■ The problem: Among the entries that follow, the required portion opens with the line containing "Convert this chart to Plotly code." and closes with the line containing "counts = [8, 6, 2, 4, 0, 1, 1, 0, 1, 0]". Give that portion again exactly, and nothing else.

■ Material provided:

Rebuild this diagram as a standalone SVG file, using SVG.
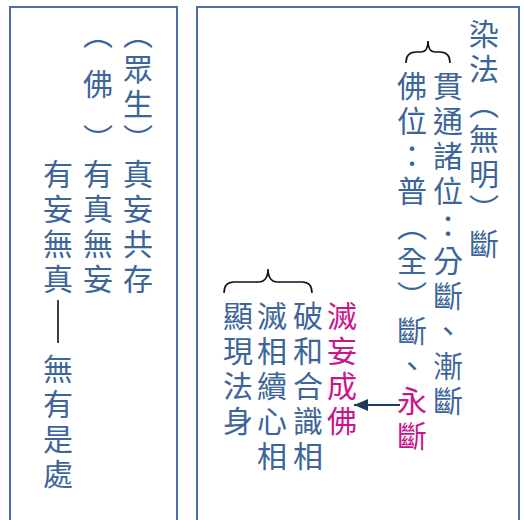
...
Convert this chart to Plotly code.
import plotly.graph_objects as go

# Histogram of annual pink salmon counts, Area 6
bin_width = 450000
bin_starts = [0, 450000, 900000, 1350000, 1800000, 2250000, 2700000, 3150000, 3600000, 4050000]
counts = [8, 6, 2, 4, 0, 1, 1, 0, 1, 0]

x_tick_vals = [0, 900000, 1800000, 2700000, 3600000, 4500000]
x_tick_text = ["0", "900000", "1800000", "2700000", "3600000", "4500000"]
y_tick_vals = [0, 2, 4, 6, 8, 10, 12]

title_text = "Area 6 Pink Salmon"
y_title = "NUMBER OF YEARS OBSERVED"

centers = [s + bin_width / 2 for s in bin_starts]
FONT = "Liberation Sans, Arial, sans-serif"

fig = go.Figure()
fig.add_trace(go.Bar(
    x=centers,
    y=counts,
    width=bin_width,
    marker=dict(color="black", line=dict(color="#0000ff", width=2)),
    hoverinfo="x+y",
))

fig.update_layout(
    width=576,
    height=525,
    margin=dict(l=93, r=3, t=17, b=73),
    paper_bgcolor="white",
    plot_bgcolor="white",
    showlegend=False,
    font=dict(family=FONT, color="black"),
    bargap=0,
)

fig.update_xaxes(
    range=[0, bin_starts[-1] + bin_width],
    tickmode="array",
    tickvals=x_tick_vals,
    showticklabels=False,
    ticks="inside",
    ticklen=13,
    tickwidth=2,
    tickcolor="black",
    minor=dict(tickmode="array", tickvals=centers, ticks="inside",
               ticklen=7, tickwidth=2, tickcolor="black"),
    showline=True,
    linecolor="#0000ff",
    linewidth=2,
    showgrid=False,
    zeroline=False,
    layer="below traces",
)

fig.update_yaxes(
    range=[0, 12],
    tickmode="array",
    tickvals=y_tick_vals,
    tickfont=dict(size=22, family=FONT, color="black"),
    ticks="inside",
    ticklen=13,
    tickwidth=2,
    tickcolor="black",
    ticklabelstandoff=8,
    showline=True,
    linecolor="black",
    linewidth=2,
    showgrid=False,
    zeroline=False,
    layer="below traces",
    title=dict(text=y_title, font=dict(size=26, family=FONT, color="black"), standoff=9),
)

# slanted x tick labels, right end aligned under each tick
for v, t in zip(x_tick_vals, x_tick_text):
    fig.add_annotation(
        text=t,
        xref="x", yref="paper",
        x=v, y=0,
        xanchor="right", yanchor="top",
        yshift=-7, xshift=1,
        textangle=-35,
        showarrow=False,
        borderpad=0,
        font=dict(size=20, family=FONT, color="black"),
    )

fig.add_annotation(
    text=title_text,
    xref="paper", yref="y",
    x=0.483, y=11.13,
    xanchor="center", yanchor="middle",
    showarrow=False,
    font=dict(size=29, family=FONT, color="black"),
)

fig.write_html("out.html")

■ Answer in full:
Convert this chart to Plotly code.
import plotly.graph_objects as go

# Histogram of annual pink salmon counts, Area 6
bin_width = 450000
bin_starts = [0, 450000, 900000, 1350000, 1800000, 2250000, 2700000, 3150000, 3600000, 4050000]
counts = [8, 6, 2, 4, 0, 1, 1, 0, 1, 0]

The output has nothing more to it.